Employers were slightly more optimistic this year about the college labor market than last year, rating the overall market as fair and good, notes Susanna Kim for ABC News.
Well duh! When you start seeing major service industries cutting back full time to part time, that opens up more part time staff positions. So there will be more jobs for the art history majors, french lit types, at Dominoes, Papa Johns, et al..
While this may sound like good news, it is not. The demand for non-producing jobs is going down while the service jobs goes up?
Feminist Lit Majors and Nigerian Basketweaving Labor Theory Majors can get jobs now??
Obama’s Job Sharing Plan
"Our story continues to portray the growing strength for employment opportunities for new graduates in the face of monumentally difficult economic challenges. While the number of opportunities may be insufficient to provide every new graduate a meaningful position, the expansion continues to whittle away at the number having to enter part-time or non-career related employment."So, the hires they are talking about are not part-time or non-career related hires but ones which require a Bachelor's Degree or other degree.
Millennial birth years are from 1985 to 2004. Assuming equal births for all those years, less than one third (six years worth from 1985 through 1990) have reached or passed the age of 22, or about the average for a bachelor's degree.
I seriously doubt there is greater than 100% college graduation rate among people aged 22 through 27. Well, maybe in Cleveland or Philly, but elsewhere, not likely.
What do they do? Spend four years learning how to lie in technicolor and surroundsound?
The 4 year Liberal Arts degree today has the same weight as high school diploma back in the day.
It gives you a leg up when you apply for all those quality jobs produced by the Obama economy such as:
Barista, Dog Walker/Groomer, and parking lot attendant.
People with mechanical skill or good with their hands would probably be better off learning a trade at a community college or apprenticeship program.
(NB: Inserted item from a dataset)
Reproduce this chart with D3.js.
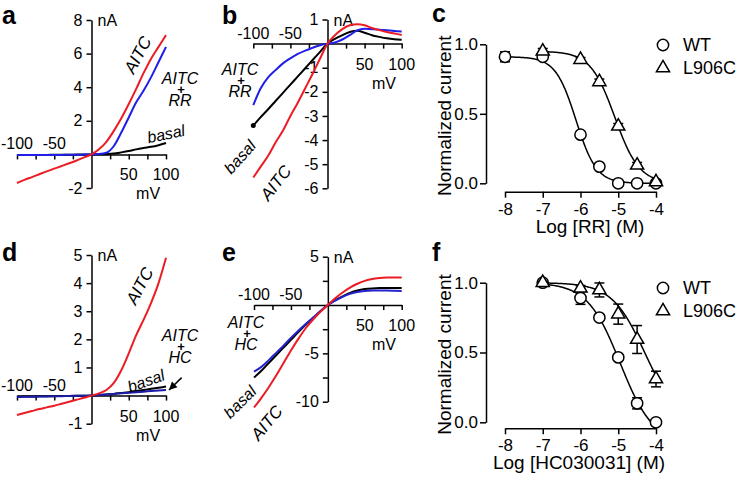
<!DOCTYPE html>
<html>
<head>
<meta charset="utf-8">
<script src="https://cdn.jsdelivr.net/npm/d3@7"></script>
<style>
  body { margin: 0; background: #fff; }
  svg { display: block; font-family: Arial, "Liberation Sans", Helvetica, sans-serif; }
  .axis path, .axis line { stroke: #000; stroke-width: 1.5; }
  .axis text { font-family: Arial, "Liberation Sans", Helvetica, sans-serif; fill: #000; }
  .iv text { font-size: 16px; }
  .dr text { font-size: 17px; }
</style>
</head>
<body>
<svg></svg>
<script>
// ramp voltages (mV) and axis ticks for the I-V panels
const mV = [-100, -90, -80, -70, -60, -50, -40, -30, -20, -10, 0, 10, 20, 30, 40, 50, 60, 70, 80, 90, 100];
const xTicks = [-100, -75, -50, -25, 25, 50, 75, 100];
const xLabNeg = [-100, -50];
const xLabPos = [50, 100];

// a: currents (nA)
const aBasal  = [-0.03, -0.03, -0.03, -0.03, -0.03, -0.02, -0.02, -0.02, -0.01, -0.01, 0, 0.01, 0.02, 0.05, 0.12, 0.2, 0.3, 0.38, 0.45, 0.55, 0.68];
const aAITC   = [-1.7, -1.52, -1.35, -1.18, -1.01, -0.85, -0.69, -0.53, -0.36, -0.18, 0, 0.3, 0.75, 1.4, 2.15, 3.0, 3.9, 4.85, 5.7, 6.4, 7.1];
const aAITCRR = [-0.04, -0.04, -0.04, -0.04, -0.03, -0.03, -0.03, -0.02, -0.02, -0.01, 0, 0.02, 0.1, 0.5, 1.3, 2.2, 3.1, 3.8, 4.6, 5.5, 6.4];

// b
const bBasal  = [-3.4, -3.05, -2.72, -2.38, -2.04, -1.7, -1.36, -1.02, -0.68, -0.34, 0, 0.2, 0.35, 0.48, 0.53, 0.45, 0.35, 0.28, 0.22, 0.18, 0.16];
const bAITC   = [-5.55, -5.1, -4.65, -4.1, -3.6, -3.0, -2.45, -1.85, -1.25, -0.62, 0, 0.35, 0.6, 0.76, 0.8, 0.76, 0.65, 0.56, 0.48, 0.42, 0.36];
const bAITCRR = [-2.55, -1.85, -1.4, -1.1, -0.82, -0.61, -0.43, -0.29, -0.17, -0.07, 0, 0.05, 0.17, 0.35, 0.55, 0.62, 0.6, 0.58, 0.55, 0.52, 0.5];

// d
const dBasal  = [-0.04, -0.036, -0.032, -0.028, -0.024, -0.02, -0.016, -0.012, -0.008, -0.004, 0, 0.02, 0.04, 0.06, 0.09, 0.12, 0.16, 0.2, 0.24, 0.28, 0.32];
const dAITC   = [-0.69, -0.62, -0.55, -0.48, -0.42, -0.36, -0.29, -0.22, -0.15, -0.08, 0, 0.08, 0.2, 0.45, 0.9, 1.5, 2.15, 2.7, 3.3, 4.0, 4.9];
const dAITCHC = [-0.05, -0.045, -0.04, -0.035, -0.03, -0.025, -0.02, -0.015, -0.01, -0.005, 0, 0.02, 0.04, 0.06, 0.08, 0.1, 0.12, 0.14, 0.16, 0.18, 0.2];

// e
const eBasal  = [-7.5, -6.8, -6.0, -5.2, -4.4, -3.6, -2.8, -2.05, -1.35, -0.65, 0, 0.5, 0.9, 1.25, 1.5, 1.65, 1.72, 1.75, 1.75, 1.75, 1.75];
const eAITC   = [-10.6, -9.6, -8.5, -7.3, -6.0, -4.7, -3.5, -2.4, -1.5, -0.7, 0, 0.7, 1.3, 1.8, 2.2, 2.5, 2.7, 2.8, 2.85, 2.85, 2.85];
const eAITCHC = [-6.9, -6.4, -5.7, -4.95, -4.2, -3.4, -2.65, -1.95, -1.3, -0.62, 0, 0.45, 0.85, 1.15, 1.35, 1.45, 1.5, 1.5, 1.5, 1.48, 1.45];

// c: RR dose response (log M, normalized current)
const cWTconc = [-8, -7, -6, -5.5, -5, -4.5, -4];
const cWT     = [0.91, 0.91, 0.35, 0.12, 0.0, 0.0, 0.0];
const cWTerr  = [0.036, 0.015, 0.015, 0.015, 0.01, 0.01, 0.01];
const cMutConc = [-7, -6, -5.5, -5, -4.5, -4];
const cMut     = [0.95, 0.89, 0.73, 0.41, 0.13, 0.01];
const cMutErr  = [0.02, 0.015, 0.02, 0.02, 0.02, 0.01];
// Hill fits: [top, bottom, logIC50, hill]
const cWTfit  = [0.91, 0, -6.12, 1.6];
const cMutFit = [0.95, 0, -5.09, 1.34];

// f: HC030031 dose response
const fConc   = [-7, -6, -5.5, -5, -4.5, -4];
const fWT     = [1.0, 0.89, 0.75, 0.465, 0.136, 0.0];
const fWTerr  = [0.01, 0.045, 0.02, 0.02, 0.04, 0.01];
const fMut    = [1.0, 0.96, 0.948, 0.775, 0.593, 0.31];
const fMutErr = [0.01, 0.02, 0.05, 0.072, 0.1, 0.056];
const fWTfit  = [1.0, -0.15, -4.95, 1.0];
const fMutFit = [1.0, 0, -4.3, 1.0];

const RED = '#ec1c24';

const svg = d3.select('svg').attr('width', 742).attr('height', 479);

function label(g, txt, x, y, opts) {
  opts = opts || {};
  const t = g.append('text')
    .attr('x', x).attr('y', y)
    .attr('text-anchor', opts.anchor || 'middle')
    .attr('dominant-baseline', opts.baseline || 'auto')
    .attr('font-size', opts.size || 16)
    .attr('font-style', opts.italic ? 'italic' : 'normal')
    .attr('font-weight', opts.bold ? 'bold' : 'normal')
    .text(txt);
  if (opts.rot) t.attr('transform', `rotate(${opts.rot},${x},${y})`);
  return t;
}

// "AITC / + / RR" style stacked label
function stack(g, x, y, bottom) {
  label(g, 'AITC', x, y, {italic: true, size: 16, baseline: 'central'});
  label(g, '+', x + 1, y + 11, {size: 13, baseline: 'central', bold: true});
  label(g, bottom, x, y + 22, {italic: true, size: 16, baseline: 'central'});
}

function drawIV(p) {
  const x = d3.scaleLinear().domain([-100, 100]).range(p.xRange);
  const y = d3.scaleLinear().domain(p.yDomain).range(p.yRange);
  const g = svg.append('g');

  g.append('g').attr('class', 'axis iv')
    .attr('transform', `translate(0,${y(0)})`)
    .call(d3.axisBottom(x).tickValues(xTicks).tickSize(5).tickSizeOuter(0).tickFormat(''));

  g.append('g').attr('class', 'axis iv')
    .attr('transform', `translate(${x(0)},0)`)
    .call(d3.axisLeft(y).tickValues(p.yTicks).tickSize(5).tickSizeOuter(0).tickPadding(4)
      .tickFormat(d => p.yLabels.includes(d) ? String(d) : ''));

  g.selectAll('.xneg').data(xLabNeg).join('text')
    .attr('x', d => x(d)).attr('y', y(0) - 5)
    .attr('text-anchor', 'middle').attr('font-size', 16)
    .text(d => String(d));
  g.selectAll('.xpos').data(xLabPos).join('text')
    .attr('x', d => x(d)).attr('y', y(0) + 26)
    .attr('text-anchor', 'middle').attr('font-size', 16)
    .text(d => String(d));
  label(g, 'mV', x(76), y(0) + 45);
  label(g, 'nA', x(0) + 6, y(p.yDomain[0]) + 6, {anchor: 'start'});

  const line = d3.line()
    .x((d, i) => x(mV[i]))
    .y(d => y(d))
    .curve(d3.curveMonotoneX);

  p.traces.forEach(t => {
    g.append('path').datum(t.values)
      .attr('fill', 'none')
      .attr('stroke', t.color)
      .attr('stroke-width', 2)
      .attr('d', line);
  });
  return {g, x, y};
}

function hill(p, lx) {
  return p[1] + (p[0] - p[1]) / (1 + Math.pow(10, (lx - p[2]) * p[3]));
}

function drawDR(p) {
  const x = d3.scaleLinear().domain([-8, -4]).range([505, 656]);
  const y = d3.scaleLinear().domain([0, 1]).range(p.yRange);
  const g = svg.append('g');

  g.append('g').attr('class', 'axis dr')
    .attr('transform', 'translate(486,0)')
    .call(d3.axisLeft(y).tickValues([0, 0.5, 1]).tickSize(6).tickSizeOuter(0).tickPadding(2)
      .tickFormat(d3.format('.1f')));
  g.append('g').attr('class', 'axis dr')
    .attr('transform', `translate(0,${p.xAxisY})`)
    .call(d3.axisBottom(x).tickValues([-8, -7, -6, -5, -4]).tickSize(6).tickSizeOuter(0).tickPadding(5)
      .tickFormat(d => String(d)));

  label(g, 'Normalized current', 451, (p.yRange[0] + p.yRange[1]) / 2 + 2, {size: 19, rot: -90});
  label(g, p.xTitle, p.xTitleX, p.xAxisY + 41, {size: 19});

  const line = d3.line().x(d => x(d[0])).y(d => y(d[1]));
  p.series.forEach(s => {
    const pts = d3.range(s.fitFrom, -4 + 1e-9, 0.02).map(lx => [lx, hill(s.fit, lx)]);
    g.append('path').datum(pts)
      .attr('fill', 'none').attr('stroke', '#000').attr('stroke-width', 1.5)
      .attr('d', line);
  });

  p.series.forEach(s => {
    const pts = s.conc.map((c, i) => ({c, v: s.vals[i], e: s.errs[i]}));
    const eb = g.append('g').attr('stroke', '#000').attr('stroke-width', 1.5);
    pts.forEach(d => {
      eb.append('line').attr('x1', x(d.c)).attr('x2', x(d.c))
        .attr('y1', y(d.v - d.e)).attr('y2', y(d.v + d.e));
      [d.v - d.e, d.v + d.e].forEach(v => {
        eb.append('line').attr('x1', x(d.c) - 5).attr('x2', x(d.c) + 5)
          .attr('y1', y(v)).attr('y2', y(v));
      });
    });
    g.selectAll(null).data(pts).join('path')
      .attr('transform', d => `translate(${x(d.c)},${y(d.v)})`)
      .attr('d', d3.symbol(s.shape, s.size)())
      .attr('fill', '#fff').attr('stroke', '#000').attr('stroke-width', 1.5);
  });

  // legend
  p.series.forEach((s, i) => {
    const ly = p.legendY + i * 23;
    g.append('path')
      .attr('transform', `translate(663,${ly})`)
      .attr('d', d3.symbol(s.shape, s.size)())
      .attr('fill', '#fff').attr('stroke', '#000').attr('stroke-width', 1.5);
    label(g, s.name, 683, ly, {anchor: 'start', baseline: 'central', size: 18});
  });
}

// panel a
const pa = drawIV({
  xRange: [17, 166], yDomain: [8, -2], yRange: [20, 188],
  yTicks: [8, 6, 4, 2, -2], yLabels: [8, 6, 4, 2, -2],
  traces: [
    {values: aBasal, color: '#000'},
    {values: aAITCRR, color: '#1f1fe8'},
    {values: aAITC, color: RED}
  ]
});
label(pa.g, 'AITC', 138, 55, {italic: true, size: 17, rot: -62, baseline: 'central'});
stack(pa.g, 180, 78, 'RR');
label(pa.g, 'basal', 166, 134, {italic: true, size: 16, rot: -12, baseline: 'central'});

// panel b
const pb = drawIV({
  xRange: [253.3, 401.7], yDomain: [1, -6], yRange: [19.5, 188.3],
  yTicks: [1, -1, -2, -3, -4, -5, -6], yLabels: [1, -1, -2, -3, -4, -5, -6],
  traces: [
    {values: bBasal, color: '#000'},
    {values: bAITCRR, color: '#1f1fe8'},
    {values: bAITC, color: RED}
  ]
});
pb.g.append('circle').attr('cx', pb.x(mV[0])).attr('cy', pb.y(bBasal[0])).attr('r', 2.5).attr('fill', '#000');
stack(pb.g, 240, 69, 'RR');
label(pb.g, 'basal', 240, 157, {italic: true, size: 16, rot: -48, baseline: 'central'});
label(pb.g, 'AITC', 276, 183, {italic: true, size: 17, rot: -52, baseline: 'central'});

// panel c
drawDR({
  yRange: [183.3, 44.3], xAxisY: 191.7, xTitle: 'Log [RR] (M)', xTitleX: 590, legendY: 45,
  series: [
    {name: 'WT', conc: cWTconc, vals: cWT, errs: cWTerr, fit: cWTfit, fitFrom: -8, shape: d3.symbolCircle, size: 100},
    {name: 'L906C', conc: cMutConc, vals: cMut, errs: cMutErr, fit: cMutFit, fitFrom: -7, shape: d3.symbolTriangle, size: 75}
  ]
});

// panel d
const pd = drawIV({
  xRange: [17, 166], yDomain: [5, -1], yRange: [255, 423.7],
  yTicks: [5, 4, 3, 2, 1, -1], yLabels: [5, 4, 3, 2, 1, -1],
  traces: [
    {values: dBasal, color: '#000'},
    {values: dAITCHC, color: '#1c1ca8'},
    {values: dAITC, color: RED}
  ]
});
label(pd.g, 'AITC', 140, 286, {italic: true, size: 17, rot: -62, baseline: 'central'});
stack(pd.g, 180, 335, 'HC');
label(pd.g, 'basal', 146, 381, {italic: true, size: 16, rot: -20, baseline: 'central'});
// arrow to the AITC + HC trace
const ax0 = pd.x(121), ay0 = pd.y(0.64), ax1 = pd.x(104), ay1 = pd.y(0.2);
pd.g.append('line').attr('x1', ax0).attr('y1', ay0).attr('x2', ax1).attr('y2', ay1)
  .attr('stroke', '#000').attr('stroke-width', 1.5);
const ang = Math.atan2(ay1 - ay0, ax1 - ax0);
const head = [[0, 0], [-8, -4], [-8, 4]].map(([u, v]) =>
  [ax1 + u * Math.cos(ang) - v * Math.sin(ang), ay1 + u * Math.sin(ang) + v * Math.cos(ang)]);
pd.g.append('path').attr('d', 'M' + head.join('L') + 'Z').attr('fill', '#000');

// panel e
const pe = drawIV({
  xRange: [254, 401.7], yDomain: [5, -10], yRange: [256.7, 401.7],
  yTicks: [5, 2.5, -2.5, -5, -7.5, -10], yLabels: [5, -5, -10],
  traces: [
    {values: eBasal, color: '#000'},
    {values: eAITCHC, color: '#2323d0'},
    {values: eAITC, color: RED}
  ]
});
stack(pe.g, 246, 322, 'HC');
label(pe.g, 'basal', 240, 402, {italic: true, size: 16, rot: -45, baseline: 'central'});
label(pe.g, 'AITC', 267, 423, {italic: true, size: 17, rot: -50, baseline: 'central'});

// panel f
drawDR({
  yRange: [422.3, 282.7], xAxisY: 428.3, xTitle: 'Log [HC030031] (M)', xTitleX: 579, legendY: 288,
  series: [
    {name: 'WT', conc: fConc, vals: fWT, errs: fWTerr, fit: fWTfit, fitFrom: -7, shape: d3.symbolCircle, size: 100},
    {name: 'L906C', conc: fConc, vals: fMut, errs: fMutErr, fit: fMutFit, fitFrom: -7, shape: d3.symbolTriangle, size: 75}
  ]
});

// panel letters
[['a', 2, 24], ['b', 222, 24], ['c', 432, 22], ['d', 2, 261], ['e', 222, 261], ['f', 432, 261]]
  .forEach(([t, x, y]) => label(svg, t, x, y, {anchor: 'start', bold: true, size: 25}));
</script>
</body>
</html>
You will make more money on the job and owe less money than with traditional 4 year college tuition.
.....Being a little sarcastic here. College degrees obviously have value (that’s why I have two of them), but depending on what you’re studying and what your student debt will be, it might make more sense for many people to seek vocational training instead.
That’s not what we’re seeing among the recent grads we know. They can’t find jobs in their fields, but they are settling for service industry jobs. Plus kids we know with Bachelors are working a couple jobs, because nothing is full time, the jobs are not in their fields and pay is usually $10/hr or less.
At the country club near our house, young people (with bachelors, and not just “squishy” lib arts, but finance, and hard science degrees) are working part time as servers for banquets, etc. to make ends meet. They may have 2 or 3 part time jobs.
Our 24 year old has a good job, but he has his Masters, and needed his Masters for an entry level job at a Fortune 100 company. As I told someone the other day, the Masters degree seems to be the new Bachelors degree.
Keep in mind the news blurb from a few months ago that stated most new jobs were going to immigrants, legal or otherwise. It’s probably the case that foreign computer science grad’s are taking the jobs Americans need.
The hires they are talking about do not produce a usable good.If the pick up was in Engineering and Science fields I would feel there might be some hope. But by the jobs being pure administrative there is little hope of an overall pickup in hiring.